→ **Source data**:
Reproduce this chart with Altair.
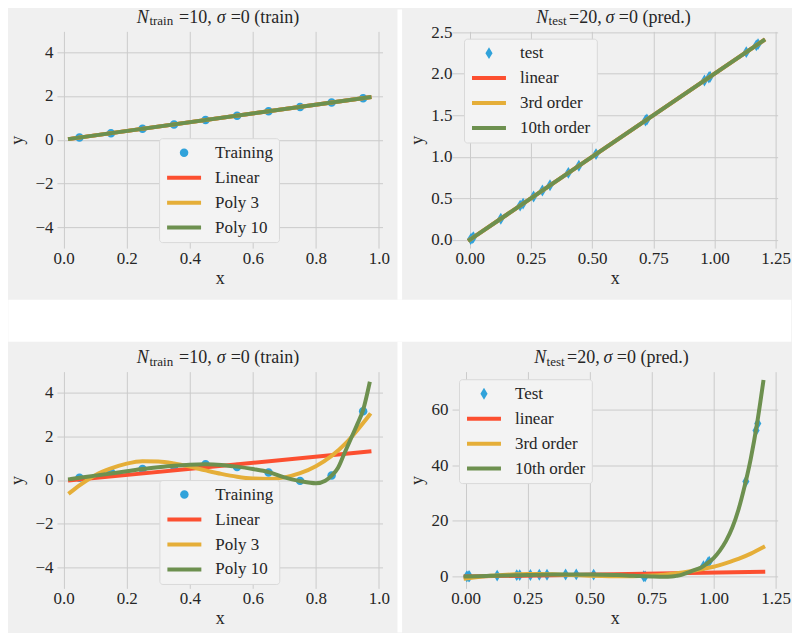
import altair as alt
import pandas as pd

# ---------------- data ----------------
train_x = [0.05, 0.15, 0.25, 0.35, 0.45, 0.55, 0.65, 0.75, 0.85, 0.95]
train_y_top = [0.1, 0.3, 0.5, 0.7, 0.9, 1.1, 1.3, 1.5, 1.7, 1.9]
train_y_bot = [0.1, 0.35, 0.5, 0.63, 0.72, 0.59, 0.34, -0.04, 0.2, 3.14]

test_x = [0.004, 0.010, 0.015, 0.127, 0.206, 0.218, 0.261, 0.297, 0.328, 0.403,
          0.446, 0.516, 0.718, 0.724, 0.959, 0.977, 0.982, 1.130, 1.171, 1.178]
test_y_top = [0.008, 0.02, 0.03, 0.254, 0.412, 0.436, 0.522, 0.594, 0.656, 0.806,
              0.892, 1.032, 1.436, 1.448, 1.918, 1.954, 1.964, 2.26, 2.342, 2.356]
test_y_bot = [0.03, 0.05, 0.07, 0.3, 0.45, 0.47, 0.52, 0.58, 0.62, 0.7,
              0.72, 0.66, 0.05, 0.03, 3.7, 4.9, 5.3, 34.2, 52.5, 55.0]

# fits, top row (sigma = 0, linear truth): all three fits coincide
fit_top_x = [0.02, 0.97]
fit_top_lin = [0.04, 1.94]
fit_top_p3 = [0.04, 1.94]
fit_top_p10 = [0.04, 1.94]
pred_top_x = [0.0, 1.2]
pred_top_lin = [0.0, 2.4]
pred_top_p3 = [0.0, 2.4]
pred_top_p10 = [0.0, 2.4]

# fits, bottom row
fit_bot_lin_x = [0.02, 0.97]
fit_bot_lin_y = [-0.02, 1.30]
fit_bot_p3_x = [0.02, 0.05, 0.1, 0.15, 0.2, 0.25, 0.3, 0.35, 0.4, 0.45, 0.5,
                0.55, 0.6, 0.65, 0.7, 0.75, 0.8, 0.85, 0.9, 0.95, 0.97]
fit_bot_p3_y = [-0.58, -0.25, 0.22, 0.53, 0.75, 0.86, 0.85, 0.76, 0.61, 0.44, 0.28,
                0.15, 0.07, 0.05, 0.12, 0.31, 0.63, 1.1, 1.75, 2.6, 2.97]
fit_bot_p10_x = [0.02, 0.05, 0.1, 0.15, 0.2, 0.25, 0.3, 0.35, 0.4, 0.45, 0.5, 0.55,
                 0.6, 0.65, 0.7, 0.75, 0.8, 0.83, 0.85, 0.87, 0.89, 0.91, 0.93, 0.95, 0.97]
fit_bot_p10_y = [0.04, 0.1, 0.2, 0.3, 0.4, 0.5, 0.58, 0.65, 0.7, 0.72, 0.69, 0.61,
                 0.5, 0.36, 0.12, -0.05, -0.15, -0.03, 0.2, 0.55, 1.2, 1.85, 2.5, 3.2, 4.4]

pred_bot_lin_x = [0.0, 1.2]
pred_bot_lin_y = [-0.05, 1.65]
pred_bot_p3_x = [0.0, 0.05, 0.1, 0.15, 0.2, 0.25, 0.3, 0.35, 0.4, 0.45, 0.5, 0.55, 0.6,
                 0.65, 0.7, 0.75, 0.8, 0.85, 0.9, 0.95, 1.0, 1.05, 1.1, 1.15, 1.2]
pred_bot_p3_y = [-0.8, -0.25, 0.22, 0.53, 0.75, 0.86, 0.85, 0.76, 0.61, 0.44, 0.28, 0.15, 0.07,
                 0.05, 0.12, 0.31, 0.63, 1.1, 1.75, 2.6, 3.5, 4.8, 6.3, 8.2, 10.5]
pred_bot_p10_x = [0.0, 0.05, 0.1, 0.15, 0.2, 0.25, 0.3, 0.35, 0.4, 0.45, 0.5, 0.55, 0.6,
                  0.65, 0.7, 0.75, 0.8, 0.83, 0.85, 0.87, 0.89, 0.91, 0.93, 0.95, 0.97,
                  1.0, 1.025, 1.05, 1.075, 1.1, 1.125, 1.15, 1.175, 1.2]
pred_bot_p10_y = [-0.02, 0.1, 0.2, 0.3, 0.4, 0.5, 0.58, 0.65, 0.7, 0.72, 0.69, 0.61, 0.5,
                  0.36, 0.12, -0.05, -0.15, -0.03, 0.2, 0.55, 1.2, 1.85, 2.5, 3.2, 4.4,
                  6.6, 9.3, 12.8, 17.5, 24.0, 32.5, 42.5, 55.0, 70.0]

labels_train = ["Training", "Linear", "Poly 3", "Poly 10"]
labels_test_top = ["test", "linear", "3rd order", "10th order"]
labels_test_bot = ["Test", "linear", "3rd order", "10th order"]

# ---------------- style ----------------
BLUE, RED, YELLOW, GREEN = "#30a2da", "#fc4f30", "#e5ae38", "#6d904f"
BG = "#f0f0f0"
FONT = "Liberation Serif"
TXT = "#262626"
H = 217

CIRCLE = "M0.25,0A0.25,0.25,0,1,1,-0.25,0A0.25,0.25,0,1,1,0.25,0Z"
DIAMOND = "M0,-0.35L0.21,0L0,0.35L-0.21,0Z"
STROKE = "M-1,0L1,0"

one = pd.DataFrame({"k": [0]})


def panel(pts_x, pts_y, labels, marker, lines, xdom, ydom, xvals, yvals,
          xfmt, yfmt, width, legxy, pieces, ytitle_x, ylabpad, gaps):
    pdf = pd.DataFrame({"x": pts_x, "y": pts_y, "s": labels[0]})
    ldf = pd.concat([pd.DataFrame({"x": lx, "y": ly, "s": name})
                     for name, (lx, ly) in zip(labels[1:], lines)], ignore_index=True)
    leg = alt.Legend(orient="none", legendX=legxy[0], legendY=legxy[1], title=None,
                     padding=6, rowPadding=7, clipHeight=17, labelOffset=12,
                     labelFont=FONT, labelFontSize=17, labelColor=TXT, labelLimit=0,
                     fillColor="#f3f3f3", strokeColor="#d9d9d9", cornerRadius=3,
                     symbolStrokeWidth=4, symbolSize=1156, symbolOpacity=1)
    X = alt.X("x:Q", scale=alt.Scale(domain=xdom, nice=False, zero=False),
              axis=alt.Axis(values=xvals, format=xfmt, title="x", titleX=width / 2,
                            titleY=35, titleAngle=0, titleAlign="center",
                            titleBaseline="alphabetic", labelPadding=2))
    Y = alt.Y("y:Q", scale=alt.Scale(domain=ydom, nice=False, zero=False),
              axis=alt.Axis(values=yvals, format=yfmt, title="y", titleX=ytitle_x,
                            titleY=H / 2, titleAngle=270, titleAlign="center",
                            titleBaseline="alphabetic", labelPadding=ylabpad))
    pts = alt.Chart(pdf).mark_point(filled=True, size=1156, opacity=1, strokeWidth=0).encode(
        x=X, y=Y,
        fill=alt.Fill("s:N", scale=alt.Scale(domain=labels, range=[BLUE, RED, YELLOW, GREEN]), legend=leg),
        shape=alt.Shape("s:N", scale=alt.Scale(domain=labels, range=[marker, STROKE, STROKE, STROKE]), legend=leg),
    )
    lns = alt.Chart(ldf).mark_line(strokeWidth=4, interpolate="monotone", strokeCap="square").encode(
        x=X, y=Y,
        stroke=alt.Stroke("s:N", scale=alt.Scale(domain=labels, range=["transparent", RED, YELLOW, GREEN]), legend=leg),
    )
    layers = []
    for (gx, gx2, gy, gy2) in gaps:
        layers.append(alt.Chart(one).mark_rect(color="white").encode(
            x=alt.value(gx), x2=alt.value(gx2), y=alt.value(gy), y2=alt.value(gy2)))
    layers += [pts, lns]
    for (txt, px, py, fs, ital) in pieces:
        kw = dict(text=txt, font=FONT, fontSize=fs, align="left", baseline="alphabetic", color=TXT)
        if ital:
            kw["fontStyle"] = "italic"
        layers.append(alt.Chart(one).mark_text(**kw).encode(x=alt.value(px), y=alt.value(py)))
    return alt.layer(*layers).properties(width=width, height=H)


W_L, W_R = 326, 326

title_train = [("N", 80, -8.3, 18, True), ("train", 92.6, -6, 13, False),
               ("=10,", 122.3, -8.3, 18, False), ("σ", 160, -8.3, 18, True),
               ("=0 (train)", 174, -8.3, 18, False)]
title_test_tr = [("N", 84.4, -8.3, 18, True), ("test", 96.7, -6, 13, False),
                 ("=20,", 117.2, -8.3, 18, False), ("σ", 153.7, -8.3, 18, True),
                 ("=0 (pred.)", 167, -8.3, 18, False)]
title_test_br = [("N", 82.4, -8.3, 18, True), ("test", 94.7, -6, 13, False),
                 ("=20,", 115.2, -8.3, 18, False), ("σ", 151.7, -8.3, 18, True),
                 ("=0 (pred.)", 165, -8.3, 18, False)]

tl = panel(train_x, train_y_top, labels_train, CIRCLE,
           [(fit_top_x, fit_top_lin), (fit_top_x, fit_top_p3), (fit_top_x, fit_top_p10)],
           [-0.0215, 1.0115], [-4.95, 4.95], [0, 0.2, 0.4, 0.6, 0.8, 1.0], [-4, -2, 0, 2, 4],
           ".1f", "d", W_L, (102.3, 107), title_train, -34.2, 4,
           [(341, 345.6, -22, 268.7), (-48.7, 735.3, 268.7, 310.7)])
tr = panel(test_x, test_y_top, labels_test_top, DIAMOND,
           [(pred_top_x, pred_top_lin), (pred_top_x, pred_top_p3), (pred_top_x, pred_top_p10)],
           [-0.0723, 1.258], [-0.1, 2.51], [0, 0.25, 0.5, 0.75, 1.0, 1.25], [0, 0.5, 1.0, 1.5, 2.0, 2.5],
           ".2f", ".1f", W_R, (12, 7.3), title_test_tr, -29.8, 0, [])
bl = panel(train_x, train_y_bot, labels_train, CIRCLE,
           [(fit_bot_lin_x, fit_bot_lin_y), (fit_bot_p3_x, fit_bot_p3_y), (fit_bot_p10_x, fit_bot_p10_y)],
           [-0.0215, 1.0115], [-4.95, 4.95], [0, 0.2, 0.4, 0.6, 0.8, 1.0], [-4, -2, 0, 2, 4],
           ".1f", "d", W_L, (102.6, 108.6), title_train, -34.2, 4,
           [(341, 345.6, -30, 261.3)])
br = panel(test_x, test_y_bot, labels_test_bot, DIAMOND,
           [(pred_bot_lin_x, pred_bot_lin_y), (pred_bot_p3_x, pred_bot_p3_y), (pred_bot_p10_x, pred_bot_p10_y)],
           [-0.055, 1.258], [-4.3, 73.7], [0, 0.25, 0.5, 0.75, 1.0, 1.25], [0, 20, 40, 60],
           ".2f", "d", W_R, (7, 7.6), title_test_br, -29.8, 4, [])

RES = dict(x="independent", y="independent", fill="independent",
           stroke="independent", shape="independent")
LEGRES = dict(fill="independent", stroke="independent", shape="independent")

chart = alt.concat(tl, tr, bl, br, columns=2, spacing={"row": 123.7, "column": 69.6},
                   bounds="flush").resolve_scale(**RES).resolve_legend(**LEGRES)
chart = chart.properties(padding=0, background=BG).configure_view(stroke=None, fill=BG).configure_axis(
    grid=True, gridColor="#cbcbcb", gridWidth=1, domain=False, ticks=False,
    labelFont=FONT, labelFontSize=17, labelColor=TXT, labelFlush=False, labelOverlap=False,
    titleFont=FONT, titleFontSize=18, titleFontWeight="normal", titleColor=TXT,
)

chart.save("out.html", embed_options={"renderer": "svg", "actions": False})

→ **Do this**:
Repeat the listing above from its first line through the line that contains "-0.04, 0.2, 3.14]", both included, and nothing more. Drop the pictures.

→ **Solution to this exercise**:
Reproduce this chart with Altair.
import altair as alt
import pandas as pd

# ---------------- data ----------------
train_x = [0.05, 0.15, 0.25, 0.35, 0.45, 0.55, 0.65, 0.75, 0.85, 0.95]
train_y_top = [0.1, 0.3, 0.5, 0.7, 0.9, 1.1, 1.3, 1.5, 1.7, 1.9]
train_y_bot = [0.1, 0.35, 0.5, 0.63, 0.72, 0.59, 0.34, -0.04, 0.2, 3.14]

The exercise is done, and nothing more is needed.